The Six Million Dollar Man (1973)


          Surprisingly, the first onscreen appearance of beloved ’70s superhero Steve Austin has more than a hint of darkness. Adapted from Martin Caidin’s novel Cyborg, this TV movie begins with former astronaut Austin (Lee Majors) working as a test pilot. After the experimental plane he’s flying crashes, government operative Oliver Spencer (Darren McGavin) approves the $6 million procedure of replacing Austin’s damaged body parts with lifelike, super-powered bionics. The procedure is executed by Dr. Rudy Wells (Martin Balsam), the bleeding-heart yin to Spencer’s coldly calculating yang. When Austin wakes from surgery and discovers what transpired, he’s enraged at being turned into a freak. Nonetheless, Austin agrees to conduct a covert mission in the Middle East, the purported goal of which is rescuing an American hostage—but in fact, Spencer engineered the mission as a test. He allows Austin to get captured, then waits to see if the “Six Million Dollar Man” can escape without assistance. Suffice to say he does, but that success merely triggers an oh-so-’70s bummer ending: Spencer orders Austin into an artificially induced coma, keeping him on ice until some future mission.

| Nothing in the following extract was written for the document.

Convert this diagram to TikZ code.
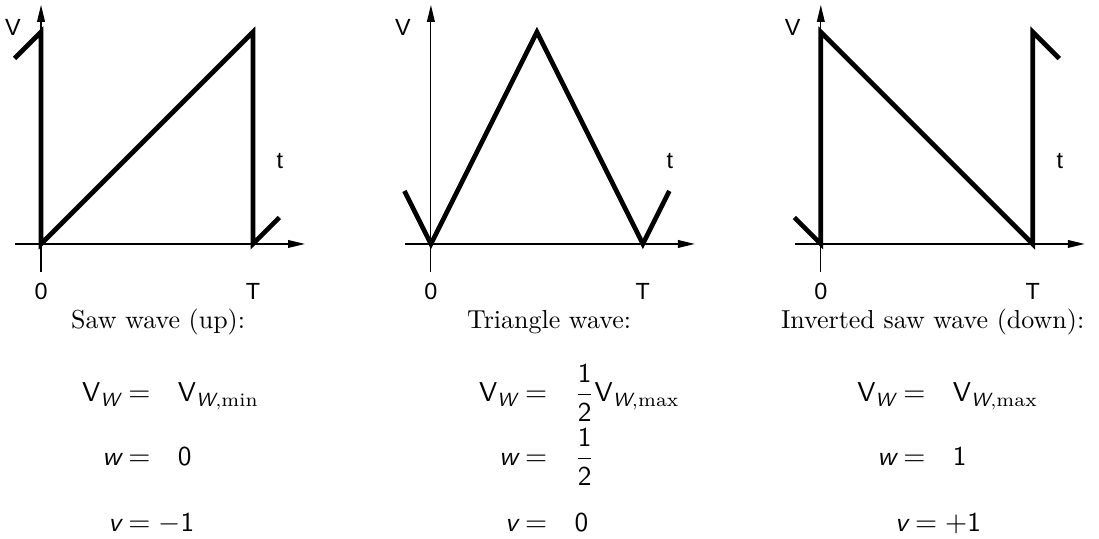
\documentclass[tikz,border=0pt]{standalone}
\usepackage{amsmath}
\usepackage{fontspec}
\usepackage{tikz}
\usetikzlibrary{arrows.meta}
\newfontfamily\axisfont{Liberation Sans}
\newcommand{\Vw}{\mathsf{V}_{\textsf{\itshape W}}}
\newcommand{\Vwx}[1]{\mathsf{V}_{\textsf{\itshape W},\mathrm{#1}}}
\newcommand{\sfit}[1]{\textsf{\itshape #1}}

\begin{document}
\begin{tikzpicture}[x=0.717cm, y=0.717cm, >={Triangle[length=6.5pt,width=3pt]},
  axis/.style={->, line width=0.45pt},
  wave/.style={line width=1.8pt},
  lbl/.style={font=\axisfont\fontsize{9}{10}\selectfont, inner sep=0pt},
  caption/.style={anchor=base, inner sep=0pt},
  lhs/.style={anchor=base east, inner sep=0pt, xshift=-2.5pt, font=\fontsize{10.5}{12}\selectfont},
  rhs/.style={anchor=base west, inner sep=0pt, font=\fontsize{10.5}{12}\selectfont}]
  \useasboundingbox (0,0) rectangle (20.74,10.17);

  % ===== Saw wave (up) =====
  \begin{scope}[shift={(0.774,5.566)}]
    % Axes
    \draw[axis] (-0.49,0) -- (4.98,0);
    \draw[axis] (0,-0.53) -- (0,4.51);
    \node[lbl] (p1v) at (-0.53,4.09) {V};
    \node[lbl] (p1t) at (4.51,1.57) {t};
    \node[lbl] (p1zero) at (0,-0.89) {0};
    \node[lbl] (p1T) at (4,-0.89) {T};

    % Wave
    \draw[wave] (-0.5,3.5) -- (0,4) -- (0,0) -- (4,4) -- (4,0) -- (4.5,0.5);

    \node[caption] (p1cap) at (2.21,-1.60) {Saw wave (up):};
    \node[lhs] (p1l1) at (1.64,-2.98) {$\Vw$};
    \node[rhs] (p1r1) at (1.64,-2.98) {$=\hspace{7.5pt}\Vwx{min}$};
    \node[lhs] (p1l2) at (1.64,-4.19) {$\sfit{w}$};
    \node[rhs] (p1r2) at (1.64,-4.19) {$=\hspace{7.5pt}\mathsf{0}$};
    \node[lhs] (p1l3) at (1.64,-5.42) {$\sfit{v}$};
    \node[rhs] (p1r3) at (1.64,-5.42) {$=-\mathsf{1}$};
  \end{scope}

  % ===== Triangle wave =====
  \begin{scope}[shift={(8.132,5.566)}]
    % Axes
    \draw[axis] (-0.49,0) -- (4.98,0);
    \draw[axis] (0,-0.53) -- (0,4.51);
    \node[lbl] (p2v) at (-0.53,4.09) {V};
    \node[lbl] (p2t) at (4.51,1.57) {t};
    \node[lbl] (p2zero) at (0,-0.89) {0};
    \node[lbl] (p2T) at (4,-0.89) {T};

    % Wave
    \draw[wave] (-0.5,1) -- (0,0) -- (2,4) -- (4,0) -- (4.5,1);

    \node[caption] (p2cap) at (2.23,-1.60) {Triangle wave:};
    \node[lhs] (p2l1) at (1.77,-2.98) {$\Vw$};
    \node[rhs] (p2r1) at (1.77,-2.98) {$=\hspace{7.5pt}\dfrac{\mathsf{1}}{\mathsf{2}}\Vwx{max}$};
    \node[lhs] (p2l2) at (1.77,-4.19) {$\sfit{w}$};
    \node[rhs] (p2r2) at (1.77,-4.19) {$=\hspace{7.5pt}\dfrac{\mathsf{1}}{\mathsf{2}}$};
    \node[lhs] (p2l3) at (1.77,-5.42) {$\sfit{v}$};
    \node[rhs] (p2r3) at (1.77,-5.42) {$=\hspace{7.5pt}\mathsf{0}$};
  \end{scope}

  % ===== Inverted saw wave (down) =====
  \begin{scope}[shift={(15.49,5.566)}]
    % Axes
    \draw[axis] (-0.49,0) -- (4.98,0);
    \draw[axis] (0,-0.53) -- (0,4.51);
    \node[lbl] (p3v) at (-0.53,4.09) {V};
    \node[lbl] (p3t) at (4.51,1.57) {t};
    \node[lbl] (p3zero) at (0,-0.89) {0};
    \node[lbl] (p3T) at (4,-0.89) {T};

    % Wave
    \draw[wave] (-0.5,0.5) -- (0,0) -- (0,4) -- (4,0) -- (4,4) -- (4.5,3.5);

    \node[caption] (p3cap) at (2.11,-1.60) {Inverted saw wave (down):};
    \node[lhs] (p3l1) at (1.55,-2.98) {$\Vw$};
    \node[rhs] (p3r1) at (1.55,-2.98) {$=\hspace{7.5pt}\Vwx{max}$};
    \node[lhs] (p3l2) at (1.55,-4.19) {$\sfit{w}$};
    \node[rhs] (p3r2) at (1.55,-4.19) {$=\hspace{7.5pt}\mathsf{1}$};
    \node[lhs] (p3l3) at (1.77,-5.42) {$\sfit{v}$};
    \node[rhs] (p3r3) at (1.77,-5.42) {$=+\mathsf{1}$};
  \end{scope}
\end{tikzpicture}
\end{document}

          The Six Million Dollar Man is highly watchable but quite gloomy, and thus a world away from the escapist vibe of the resulting series. After the first Steve Austin movie scored in the ratings on March 7, 1973, a pair of follow-up telefilms were broadcast in the fall of the same year, taking the character in a totally different direction: Wine, Women, and War and The Solid Gold Kidnapping awkwardly shove Austin into James Bond-style adventures. Featuring comic-book plots and a goofy theme song performed by Dusty Springfield, both movies are enjoyable but far too derivative. Once the weekly Six Million Dollar Man series launched in January 1974, Majors’ aw-shucks stoicism and the spectacle of bionic-assisted heroism took center stage, with Austin reworked as a devoted government servant thankful for a second chance at life. Although the first episode introduced the series’ iconic opening sequence (“We can rebuild him,” and so on), the show didn’t reach cruising altitude until later seasons, thanks to recurring tropes like Austin’s mechanized love interest, the Bionic Woman, and a robotic version of Bigfoot (first played by wrestler Andre the Giant). In the context of what followed, the original 1973 pilot movie offers not just the foundation for a fun franchise, but also a window into a more serious version of The Six Million Dollar Man that might have been.